Records with drawing code
# # # # # # #

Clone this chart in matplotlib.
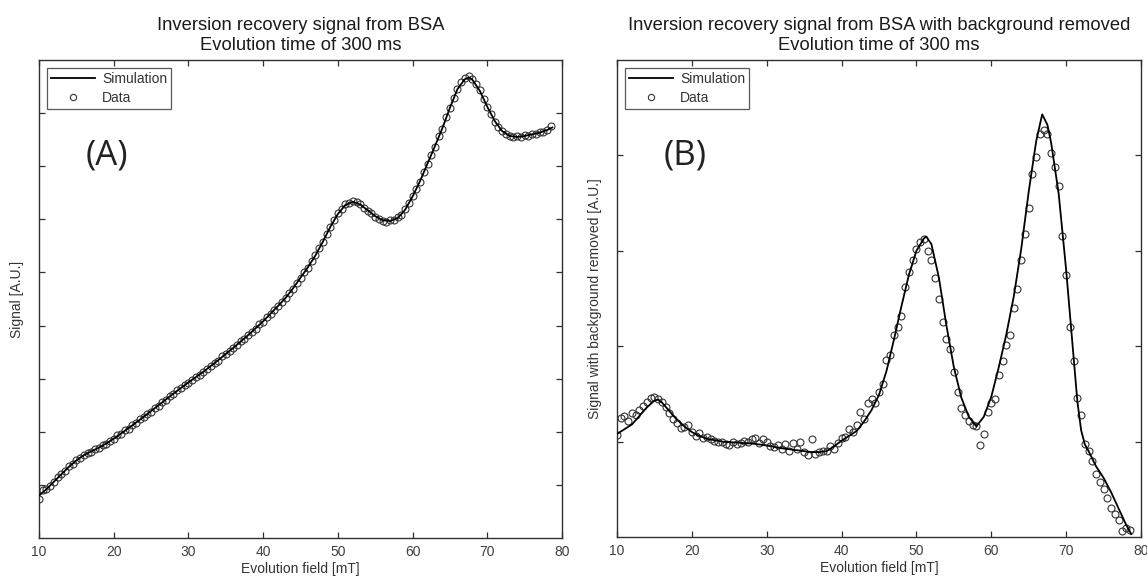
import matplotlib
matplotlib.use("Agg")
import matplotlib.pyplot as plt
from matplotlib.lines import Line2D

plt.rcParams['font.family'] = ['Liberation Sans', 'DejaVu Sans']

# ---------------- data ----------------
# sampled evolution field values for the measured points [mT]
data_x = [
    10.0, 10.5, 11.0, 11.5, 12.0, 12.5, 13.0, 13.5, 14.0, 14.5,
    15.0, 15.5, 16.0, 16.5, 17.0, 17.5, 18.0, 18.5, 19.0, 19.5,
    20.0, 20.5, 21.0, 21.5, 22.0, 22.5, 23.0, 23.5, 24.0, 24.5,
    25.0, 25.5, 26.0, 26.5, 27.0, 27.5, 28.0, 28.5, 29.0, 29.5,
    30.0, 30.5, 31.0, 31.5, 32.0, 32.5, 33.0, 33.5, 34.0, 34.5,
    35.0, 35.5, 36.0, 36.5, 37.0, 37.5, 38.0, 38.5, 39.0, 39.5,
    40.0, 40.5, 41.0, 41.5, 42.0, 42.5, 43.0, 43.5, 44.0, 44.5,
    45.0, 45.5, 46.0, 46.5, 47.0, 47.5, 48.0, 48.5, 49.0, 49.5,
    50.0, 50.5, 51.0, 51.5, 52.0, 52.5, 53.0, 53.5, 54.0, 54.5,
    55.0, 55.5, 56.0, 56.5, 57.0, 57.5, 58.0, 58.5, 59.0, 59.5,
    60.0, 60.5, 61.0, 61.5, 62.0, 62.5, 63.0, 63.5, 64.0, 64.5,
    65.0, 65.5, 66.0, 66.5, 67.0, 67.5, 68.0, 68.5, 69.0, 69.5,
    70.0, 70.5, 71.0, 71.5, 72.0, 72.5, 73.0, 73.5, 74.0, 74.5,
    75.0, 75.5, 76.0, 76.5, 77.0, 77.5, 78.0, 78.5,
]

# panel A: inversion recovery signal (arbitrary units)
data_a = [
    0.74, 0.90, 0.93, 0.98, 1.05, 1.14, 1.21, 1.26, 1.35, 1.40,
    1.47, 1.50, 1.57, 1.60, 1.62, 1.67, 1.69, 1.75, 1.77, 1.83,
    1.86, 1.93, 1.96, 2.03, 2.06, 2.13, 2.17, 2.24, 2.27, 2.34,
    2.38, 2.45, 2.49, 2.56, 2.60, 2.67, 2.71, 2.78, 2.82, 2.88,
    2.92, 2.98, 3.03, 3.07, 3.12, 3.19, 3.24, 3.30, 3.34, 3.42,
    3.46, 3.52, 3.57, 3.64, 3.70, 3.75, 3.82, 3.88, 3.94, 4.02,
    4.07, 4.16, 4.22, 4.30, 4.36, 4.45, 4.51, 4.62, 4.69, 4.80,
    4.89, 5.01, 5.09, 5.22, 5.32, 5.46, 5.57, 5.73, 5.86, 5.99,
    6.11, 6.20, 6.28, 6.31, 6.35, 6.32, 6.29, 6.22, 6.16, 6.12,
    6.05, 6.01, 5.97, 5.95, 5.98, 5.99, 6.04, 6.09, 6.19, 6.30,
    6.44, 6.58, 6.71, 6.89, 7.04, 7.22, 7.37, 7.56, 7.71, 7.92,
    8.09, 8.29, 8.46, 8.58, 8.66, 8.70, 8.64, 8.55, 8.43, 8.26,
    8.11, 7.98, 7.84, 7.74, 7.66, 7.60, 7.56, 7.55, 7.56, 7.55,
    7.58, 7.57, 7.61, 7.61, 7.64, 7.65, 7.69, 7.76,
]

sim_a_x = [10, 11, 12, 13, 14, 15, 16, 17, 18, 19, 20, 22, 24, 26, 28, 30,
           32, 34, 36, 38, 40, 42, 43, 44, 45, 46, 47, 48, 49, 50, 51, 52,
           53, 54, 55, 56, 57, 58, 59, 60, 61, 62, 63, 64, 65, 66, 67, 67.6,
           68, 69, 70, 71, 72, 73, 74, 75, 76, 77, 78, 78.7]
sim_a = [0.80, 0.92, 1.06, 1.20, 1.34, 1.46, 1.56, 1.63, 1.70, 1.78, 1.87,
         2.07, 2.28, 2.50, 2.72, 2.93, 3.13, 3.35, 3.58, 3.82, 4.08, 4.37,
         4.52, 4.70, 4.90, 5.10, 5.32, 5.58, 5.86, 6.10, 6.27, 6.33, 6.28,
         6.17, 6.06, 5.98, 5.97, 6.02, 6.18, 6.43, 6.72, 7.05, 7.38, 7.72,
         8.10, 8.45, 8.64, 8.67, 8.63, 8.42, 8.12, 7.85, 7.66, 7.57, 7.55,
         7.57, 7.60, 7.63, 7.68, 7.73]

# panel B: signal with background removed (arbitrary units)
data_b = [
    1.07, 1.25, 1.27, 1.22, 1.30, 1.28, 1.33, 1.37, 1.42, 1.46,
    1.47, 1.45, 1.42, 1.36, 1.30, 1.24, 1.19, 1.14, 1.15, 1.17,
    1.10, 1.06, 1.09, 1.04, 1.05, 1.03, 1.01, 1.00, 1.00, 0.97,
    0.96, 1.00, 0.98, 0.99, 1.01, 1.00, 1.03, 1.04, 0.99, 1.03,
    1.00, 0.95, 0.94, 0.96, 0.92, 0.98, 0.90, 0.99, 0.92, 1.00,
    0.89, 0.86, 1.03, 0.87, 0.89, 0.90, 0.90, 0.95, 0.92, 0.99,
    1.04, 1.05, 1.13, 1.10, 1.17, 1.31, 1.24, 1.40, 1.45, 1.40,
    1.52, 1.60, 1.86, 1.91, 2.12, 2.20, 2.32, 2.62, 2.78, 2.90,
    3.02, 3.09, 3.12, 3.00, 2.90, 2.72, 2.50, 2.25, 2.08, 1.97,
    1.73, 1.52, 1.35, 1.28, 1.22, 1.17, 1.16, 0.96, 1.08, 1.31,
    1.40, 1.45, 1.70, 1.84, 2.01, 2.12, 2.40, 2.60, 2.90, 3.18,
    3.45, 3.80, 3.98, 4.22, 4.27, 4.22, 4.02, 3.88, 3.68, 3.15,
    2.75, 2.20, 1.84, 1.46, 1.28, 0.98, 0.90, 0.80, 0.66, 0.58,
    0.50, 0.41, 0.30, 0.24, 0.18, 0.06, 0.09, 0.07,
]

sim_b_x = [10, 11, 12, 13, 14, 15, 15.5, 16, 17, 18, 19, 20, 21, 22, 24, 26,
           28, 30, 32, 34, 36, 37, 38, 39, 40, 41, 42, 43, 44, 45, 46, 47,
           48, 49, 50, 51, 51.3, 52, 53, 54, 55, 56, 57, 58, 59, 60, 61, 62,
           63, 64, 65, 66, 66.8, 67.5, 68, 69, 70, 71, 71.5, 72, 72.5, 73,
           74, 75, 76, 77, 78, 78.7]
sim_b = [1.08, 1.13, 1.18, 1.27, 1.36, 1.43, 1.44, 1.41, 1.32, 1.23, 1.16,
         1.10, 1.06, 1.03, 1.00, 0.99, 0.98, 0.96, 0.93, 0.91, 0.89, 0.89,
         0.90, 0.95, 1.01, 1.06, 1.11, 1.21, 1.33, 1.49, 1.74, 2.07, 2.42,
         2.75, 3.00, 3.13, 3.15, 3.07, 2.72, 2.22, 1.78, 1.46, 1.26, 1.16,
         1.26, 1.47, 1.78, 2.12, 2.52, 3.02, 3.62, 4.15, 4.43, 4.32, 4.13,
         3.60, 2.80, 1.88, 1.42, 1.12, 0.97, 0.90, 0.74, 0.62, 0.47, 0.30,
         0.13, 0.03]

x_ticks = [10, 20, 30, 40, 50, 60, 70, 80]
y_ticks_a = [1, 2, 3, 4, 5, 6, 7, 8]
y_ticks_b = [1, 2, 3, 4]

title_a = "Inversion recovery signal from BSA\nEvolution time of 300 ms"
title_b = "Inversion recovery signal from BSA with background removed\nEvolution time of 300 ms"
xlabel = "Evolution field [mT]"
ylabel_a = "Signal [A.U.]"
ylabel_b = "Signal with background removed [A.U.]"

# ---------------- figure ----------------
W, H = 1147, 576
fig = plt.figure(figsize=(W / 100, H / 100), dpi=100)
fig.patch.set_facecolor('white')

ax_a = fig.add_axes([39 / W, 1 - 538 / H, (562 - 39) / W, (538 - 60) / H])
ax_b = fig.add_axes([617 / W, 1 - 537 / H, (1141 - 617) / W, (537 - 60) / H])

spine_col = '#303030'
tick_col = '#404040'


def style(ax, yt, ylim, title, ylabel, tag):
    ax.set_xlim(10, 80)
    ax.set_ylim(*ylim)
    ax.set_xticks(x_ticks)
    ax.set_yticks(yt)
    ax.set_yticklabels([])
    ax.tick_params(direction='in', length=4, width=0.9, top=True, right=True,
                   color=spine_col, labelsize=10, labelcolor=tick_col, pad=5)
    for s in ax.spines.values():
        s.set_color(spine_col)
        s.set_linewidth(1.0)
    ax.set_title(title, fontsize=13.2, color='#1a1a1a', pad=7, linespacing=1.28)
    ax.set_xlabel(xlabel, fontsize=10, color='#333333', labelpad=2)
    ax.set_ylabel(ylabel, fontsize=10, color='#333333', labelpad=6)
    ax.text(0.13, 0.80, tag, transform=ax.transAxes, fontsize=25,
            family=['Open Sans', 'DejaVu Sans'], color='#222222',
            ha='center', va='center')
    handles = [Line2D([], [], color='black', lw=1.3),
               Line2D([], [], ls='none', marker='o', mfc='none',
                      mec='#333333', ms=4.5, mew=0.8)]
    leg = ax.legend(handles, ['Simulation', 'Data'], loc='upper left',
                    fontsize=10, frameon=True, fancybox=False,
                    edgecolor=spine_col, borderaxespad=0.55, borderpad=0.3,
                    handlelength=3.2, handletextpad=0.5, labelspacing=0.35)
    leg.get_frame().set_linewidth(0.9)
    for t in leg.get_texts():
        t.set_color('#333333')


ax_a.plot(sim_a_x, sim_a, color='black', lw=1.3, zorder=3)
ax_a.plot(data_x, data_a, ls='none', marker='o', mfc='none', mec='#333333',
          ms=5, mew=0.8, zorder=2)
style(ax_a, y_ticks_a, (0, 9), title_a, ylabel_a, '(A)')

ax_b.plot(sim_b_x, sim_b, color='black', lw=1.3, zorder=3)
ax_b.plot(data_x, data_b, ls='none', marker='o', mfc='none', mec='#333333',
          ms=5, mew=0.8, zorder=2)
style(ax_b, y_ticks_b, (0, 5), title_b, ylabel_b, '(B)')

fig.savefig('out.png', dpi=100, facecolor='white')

# # # # # # #

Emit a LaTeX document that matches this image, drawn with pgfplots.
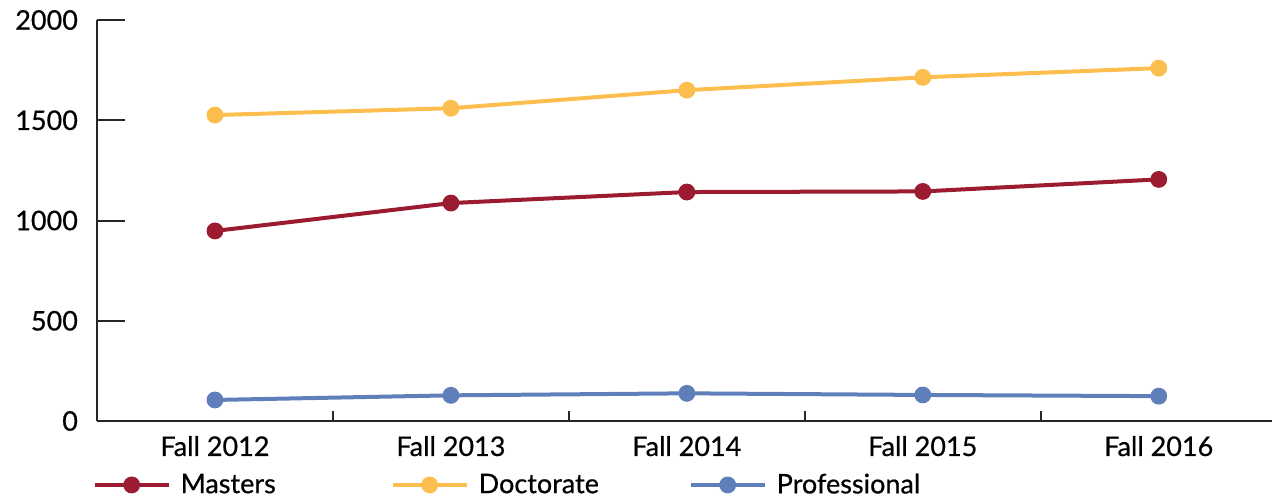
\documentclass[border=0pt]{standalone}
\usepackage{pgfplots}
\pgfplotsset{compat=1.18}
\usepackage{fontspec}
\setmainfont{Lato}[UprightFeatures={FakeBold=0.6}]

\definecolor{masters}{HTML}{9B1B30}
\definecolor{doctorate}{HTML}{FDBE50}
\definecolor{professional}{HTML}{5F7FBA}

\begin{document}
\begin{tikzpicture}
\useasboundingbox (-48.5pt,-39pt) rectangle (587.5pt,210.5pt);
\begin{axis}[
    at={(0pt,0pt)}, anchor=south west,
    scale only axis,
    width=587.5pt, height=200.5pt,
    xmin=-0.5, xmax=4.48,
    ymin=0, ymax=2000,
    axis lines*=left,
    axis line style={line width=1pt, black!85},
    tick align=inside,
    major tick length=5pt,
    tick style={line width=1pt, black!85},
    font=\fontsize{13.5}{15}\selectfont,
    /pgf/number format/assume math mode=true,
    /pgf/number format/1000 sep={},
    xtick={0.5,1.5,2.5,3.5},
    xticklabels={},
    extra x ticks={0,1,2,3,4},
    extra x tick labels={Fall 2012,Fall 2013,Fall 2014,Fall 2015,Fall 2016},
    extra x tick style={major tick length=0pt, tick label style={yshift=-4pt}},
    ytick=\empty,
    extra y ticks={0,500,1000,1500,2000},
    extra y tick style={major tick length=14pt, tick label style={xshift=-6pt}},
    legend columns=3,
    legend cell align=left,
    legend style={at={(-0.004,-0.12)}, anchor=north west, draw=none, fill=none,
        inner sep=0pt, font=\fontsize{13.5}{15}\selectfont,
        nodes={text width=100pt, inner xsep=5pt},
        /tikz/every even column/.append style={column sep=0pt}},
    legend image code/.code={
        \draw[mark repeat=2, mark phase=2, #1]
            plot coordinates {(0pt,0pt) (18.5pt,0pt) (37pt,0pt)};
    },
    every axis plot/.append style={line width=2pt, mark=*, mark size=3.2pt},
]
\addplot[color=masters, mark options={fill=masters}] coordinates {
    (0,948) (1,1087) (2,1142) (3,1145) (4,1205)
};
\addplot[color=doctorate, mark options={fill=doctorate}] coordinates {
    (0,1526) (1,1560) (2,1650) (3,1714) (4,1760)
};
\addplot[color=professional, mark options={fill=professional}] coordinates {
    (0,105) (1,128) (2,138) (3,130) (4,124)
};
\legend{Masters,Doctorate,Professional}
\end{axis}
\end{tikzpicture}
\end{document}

# # # # # # #

In the listing above, find the line containing "Clone this chart in matplotlib." and the line containing "plt.rcParams['font.family'] = ['Liberation". Reproduce those lines and all between them exactly, with no pictures and nothing more.

Response →
Clone this chart in matplotlib.
import matplotlib
matplotlib.use("Agg")
import matplotlib.pyplot as plt
from matplotlib.lines import Line2D

plt.rcParams['font.family'] = ['Liberation Sans', 'DejaVu Sans']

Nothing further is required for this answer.